Study Blames Bad Regulatory System, Not Bad Drivers, for Mass. Auto Woes

By | November 9, 2005

A new study suggests that the high cost of auto insurance in Massachusetts should be blamed on bad government, not bad drivers.

The state’s rate setting system encourages drivers to file too many minor accident claims, according to the insurance industry-sponsored report.

The study, “High Rates and Little Choice: The Burden of Automobile Insurance Regulation on Massachusetts Consumers,” was conducted for the Property Casualty Insurers Association of America by Robert Shapiro, an economist with the international consulting firm, Sonecon.

Massachusetts drivers pay 27 percent more on average for auto insurance than drivers in the rest of the country. At $984, the state’s average auto insurance premium ranks fourth in the nation behind New Jersey ($1,113), New York ($1,087) and the District of Columbia ($1,1040), according to 2002 figures from the National Association of Insurance Commissioners.

The Shapiro study acknowledges that Bay State drivers pay a lot because they file a lot more claims than drivers anywhere else.

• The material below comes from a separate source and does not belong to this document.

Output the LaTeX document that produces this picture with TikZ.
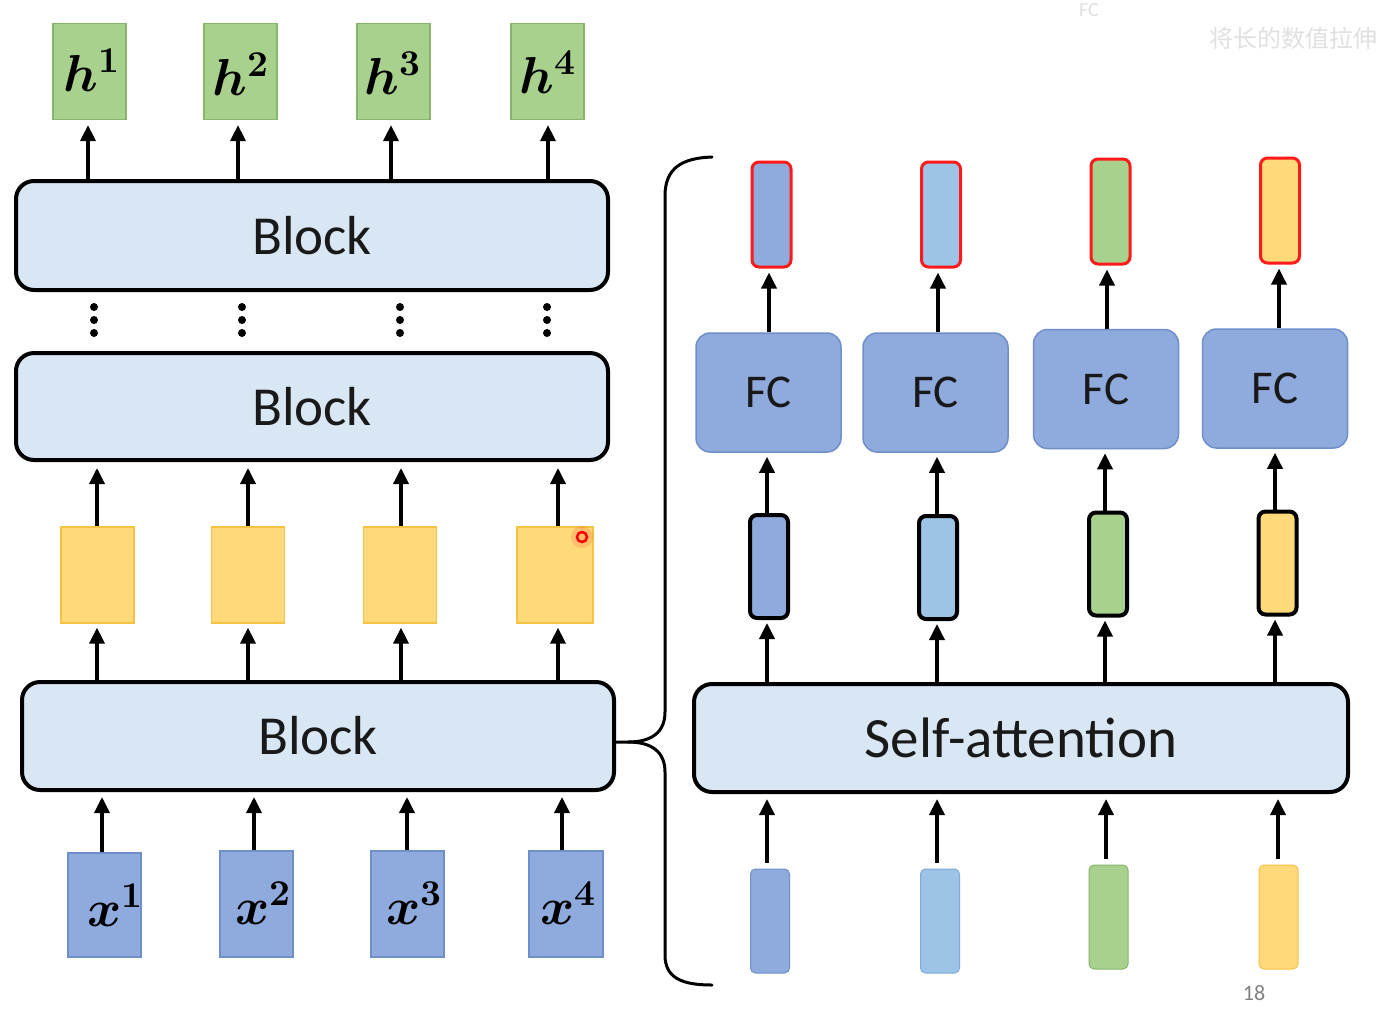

But it pins responsibility for the highest claims frequency in the nation on the regulatory system.

In Massachusetts, people are 2.4 times more likely than people in other states to file bodily-injury claims, even though their claims are nearly 20 percent smaller than those filed in other states. The study further maintains that Massachusetts drivers are 1.85 times more likely to file property damage claims, even though these wind up being 12 percent less expensive than in other states.

But claims-happy Massachusetts drivers are not necessarily bad drivers; they’re just behaving the way the system tells them to behave and submitting all sorts of claims, big or small.

“The principal reason that Massachusetts has the highest costs, per-automobile, for bodily injury and property damage claims is not that Bay State drivers are less skillful or more reckless than drivers elsewhere. In fact, Massachusetts drivers have fewer fatal accidents, both per-car and per-mile traveled, than drivers anywhere else in the country. The main reason that Massachusetts has the highest costs per-automobile, for bodily injury and property damage claims, is that the state’s insurance regulation perversely encourages Bay State drivers and others to file those claims, even to the point of fraud,” Shapiro wrote.

According to this analysis, the big problem is the system, not Bay State drivers. It’s a complicated system that includes a no-fault threshold, a safe driver plan, a high risk reinsurance plan and other features. But Shapiro singles out the state’s “fix-and-establish” rating procedure as the provision most responsible for the off-the-charts claims frequency. This procedure sets rates for all insurers and restricts the variables that can be used to differentiate prices among various groups of drivers.

The rate-setting system is at fault because it does not make people pay based in part on the number of claims they file, the study determined.

“The main way that state regulation promotes the filing of accident claims at rates outpacing every other state is by eliminating virtually any costs from doing so,” it says.

That’s not the way it is in other states, where drivers’ rates can be affected by the number of claims they file, no matter who’s at fault.

“In states where market competition helps determine insurance rates, a driver’s premium usually reflects in some way the frequency with which he or she has not only been involved in accidents but also filed claims for accidents in the recent past. In Massachusetts, drivers pay higher premiums if they’re at fault in an accident, but not for filing claims. Once an accident occurs, therefore, everyone, can try to collect for even the most minor accidents without concern that doing so might affect his or her premium,” Shapiro maintains.

Claims history is just one of the desirable factors missing from the rating formula, according to the study. Massachusetts also prohibits the use of gender or marital status as rating criteria. And where it does permit pricing variations, such as with years of driving experience or garaging territory, the system softens the impact with subsidies for inexperienced and urban drivers.

The study maintains that 87 percent of insureds subsidize the premiums paid by the other 13 percent, who are mainly young, male and urban drivers that represent higher risk to insurers.

If Massachusetts did away with its government-controlled rates and gave insurance companies freedom to price auto policies the way they do in many other states, it is “highly likely” that this 87 percent of the state’s drivers would pay less than they now do, according to Shapiro.

The report was released as part of the ongoing debate in the state over whether and how to change the auto rating system. Gov. Mitt Romney has filed legislation that would relax regulation on insurers that is still being debated on Beacon Hill.